Opinion
April 14, 1998
Appeal from the Supreme Court, New York County (James Gowan, J.).
The finding that the valet service operator was defendant's agent, not an independent contractor, and that defendant is therefore liable to plaintiff for an account stated, is supported by the weight of the evidence, which shows that defendant exercised considerable control over the details and methods of the valet service that was being run from its hotel ( see, Matter of Beach v. Velzy, 238 N.Y. 100, 104).

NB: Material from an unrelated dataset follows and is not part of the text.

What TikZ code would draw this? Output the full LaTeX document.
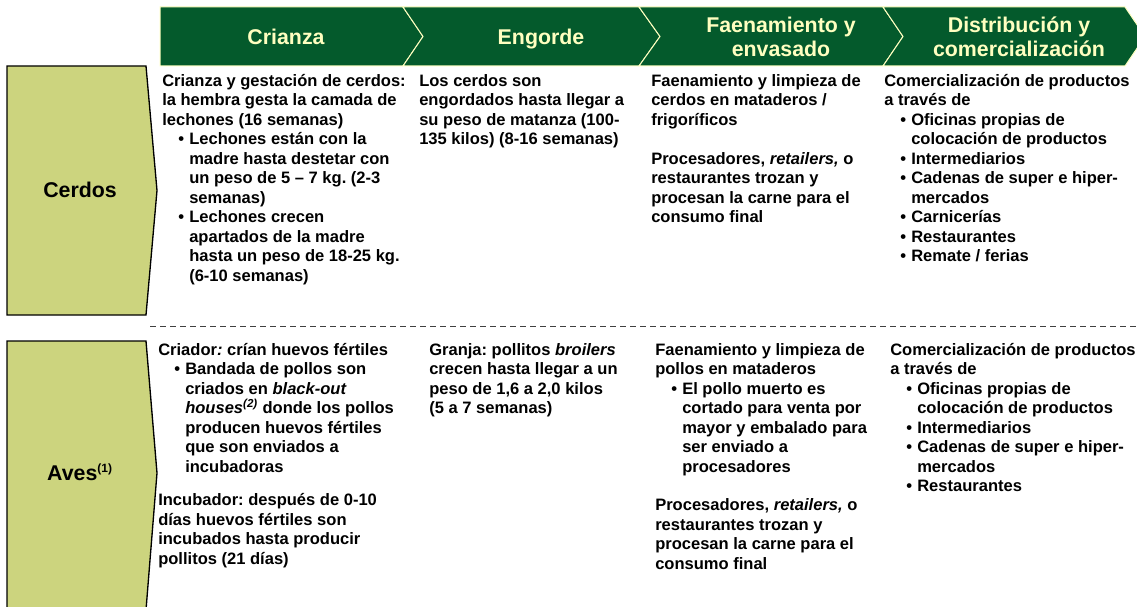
\documentclass[tikz,border=0pt]{standalone}
\usepackage{fontspec}
\setmainfont{Liberation Sans}
\usepackage{xcolor}
\usepackage{tikz}
\usetikzlibrary{
	positioning,						% Relative positioning
	calc								% Calculate point coordinates
}
\definecolor{bandgreen}{HTML}{045A2C}
\definecolor{bandtext}{HTML}{FFFFC0}
\definecolor{labelfill}{HTML}{CCD47E}
\newcommand{\itm}{\hspace*{12pt}\makebox[8.25pt][l]{\textbullet}}
\newcommand{\cont}{\hspace*{20.25pt}}
\frenchspacing

\begin{document}
\begin{tikzpicture}
		[
		,x=0.75pt
		,y=-0.75pt
		,chevron/.style = {
			,fill=bandgreen
			,draw=bandtext
			,line width=0.75pt}
		,head/.style = {
			,text=bandtext
			,font=\fontsize{16}{18}\selectfont\bfseries
			,align=center
			,inner sep=0pt}
		,rowbox/.style = {
			,fill=labelfill
			,draw=black
			,line width=1pt}
		,rowlabel/.style = {
			,font=\fontsize{16}{18}\selectfont\bfseries
			,anchor=base
			,inner sep=0pt}
		,cell/.style = {
			,anchor=north west
			,align=left
			,inner sep=0pt
			,font=\fontsize{12.4}{14.6}\selectfont\bfseries\frenchspacing
			,execute at begin node={\rule{0pt}{12pt}}}
		,divider/.style = {
			,draw=black!75
			,line width=0.75pt
			,dash pattern=on 4.5pt off 3pt}
		]
		\useasboundingbox (0,0) rectangle (1137,606);

		% Stage band
		\path[chevron] (160,7) -- (403,7) -- (423,36.5) -- (403,66) -- (160,66) -- cycle;
		\path[chevron] (403,7) -- (639,7) -- (660,36.5) -- (639,66) -- (403,66) -- (423,36.5) -- cycle;
		\path[chevron] (639,7) -- (883,7) -- (903,36.5) -- (883,66) -- (639,66) -- (660,36.5) -- cycle;
		\path[chevron] (883,7) -- (1125,7) -- (1145,36.5) -- (1125,66) -- (883,66) -- (903,36.5) -- cycle;

		\node[head, anchor=base] (crianza)  at (286,45)  {Crianza};
		\node[head, anchor=base] (engorde)  at (541,45)  {Engorde};
		\node[head]              (faena)    at (781,37)  {Faenamiento y\\envasado};
		\node[head]              (distrib)  at (1019,37) {Distribución y\\comercialización};

		% Row labels
		\path[rowbox] (7,66) -- (146,66) -- (157,190.5) -- (146,315) -- (7,315) -- cycle;
		\path[rowbox] (7,341) -- (146,341) -- (157,473) -- (146,610) -- (7,610) -- cycle;

		\node[rowlabel] (cerdos) at (80,197.5) {Cerdos};
		\node[rowlabel] (aves)   at (80,480.5) {Aves\textsuperscript{\fontsize{9}{10}\selectfont(1)}};

		% Divider
		\coordinate (divl) at (150,326);
		\coordinate (divr) at (1137,326);
		\draw[divider] (divl) -- (divr);

		% Cerdos row
		\node[cell] (cerdoscria) at (162,74) {Crianza y gestación de cerdos:\\la hembra gesta la camada de\\lechones (16 semanas)\\\itm Lechones están con la\\\cont madre hasta destetar con\\\cont un peso de 5 – 7 kg. (2-3\\\cont semanas)\\\itm Lechones crecen\\\cont apartados de la madre\\\cont hasta un peso de 18-25 kg.\\\cont (6-10 semanas)};
		\node[cell] (cerdosengo) at (419,74) {Los cerdos son\\engordados hasta llegar a\\su peso de matanza (100-\\135 kilos) (8-16 semanas)};
		\node[cell] (cerdosfaen) at (651,74) {Faenamiento y limpieza de\\cerdos en mataderos /\\frigoríficos\\[14.6pt]Procesadores, \textit{retailers,} o\\restaurantes trozan y\\procesan la carne para el\\consumo final};
		\node[cell] (cerdosdist) at (884,74) {Comercialización de productos\\a través de\\\itm Oficinas propias de\\\cont colocación de productos\\\itm Intermediarios\\\itm Cadenas de super e hiper-\\\cont mercados\\\itm Carnicerías\\\itm Restaurantes\\\itm Remate / ferias};

		% Aves row
		\node[cell] (avescria) at (158,343) {Criador\textit{:} crían huevos fértiles\\\itm Bandada de pollos son\\\cont criados en \textit{black-out}\\\cont \textit{houses\textsuperscript{(2)}} donde los pollos\\\cont producen huevos fértiles\\\cont que son enviados a\\\cont incubadoras\\[10.5pt]Incubador: después de 0-10\\días huevos fértiles son\\incubados hasta producir\\pollitos (21 días)};
		\node[cell] (avesengo) at (429,343) {Granja: pollitos \textit{broilers}\\crecen hasta llegar a un\\peso de 1,6 a 2,0 kilos\\(5 a 7 semanas)};
		\node[cell] (avesfaen) at (655,343) {Faenamiento y limpieza de\\pollos en mataderos\\\itm El pollo muerto es\\\cont cortado para venta por\\\cont mayor y embalado para\\\cont ser enviado a\\\cont procesadores\\[14.6pt]Procesadores, \textit{retailers,} o\\restaurantes trozan y\\procesan la carne para el\\consumo final};
		\node[cell] (avesdist) at (890,343) {Comercialización de productos\\a través de\\\itm Oficinas propias de\\\cont colocación de productos\\\itm Intermediarios\\\itm Cadenas de super e hiper-\\\cont mercados\\\itm Restaurantes};
	\end{tikzpicture}
\end{document}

Among other things, defendant decided the prices that hotel guests could be charged and billed for valet services; monitored the service for quality control; decided when hotel guests' cleaning could be picked up and returned; required the valet service operator and his employees to be union members; had the right to prohibit the hiring and to direct the firing of the operator's employees and had the right to terminate the operator's lease for a lapse in service that defendant in its sole opinion deemed objectionable. In addition, plaintiff rendered bills directly to defendant for most of the period for which payment is sought, which defendant partially paid, and, with respect to the remainder of the period for which payment is sought, there is no documentary evidence that defendant made any payments to the valet service operator. The trial court's finding of an account stated, necessarily based on a finding that defendant did not object to the bills sent by plaintiff ( see, Joseph Feldman v. Friedlander, 235 A.D.2d 353), is also supported by the weight of the evidence, including defendant's partial payment of the bills ( see, Jannuzzo v. de Cuevas, 216 A.D.2d 37), and the testimony of plaintiff's principal as to the issuance and copying of the bills in the regular course of business. We have considered defendant's other arguments and find them to be without merit.
Concur — Lerner, P.J., Sullivan, Ellerin and Andrias, JJ.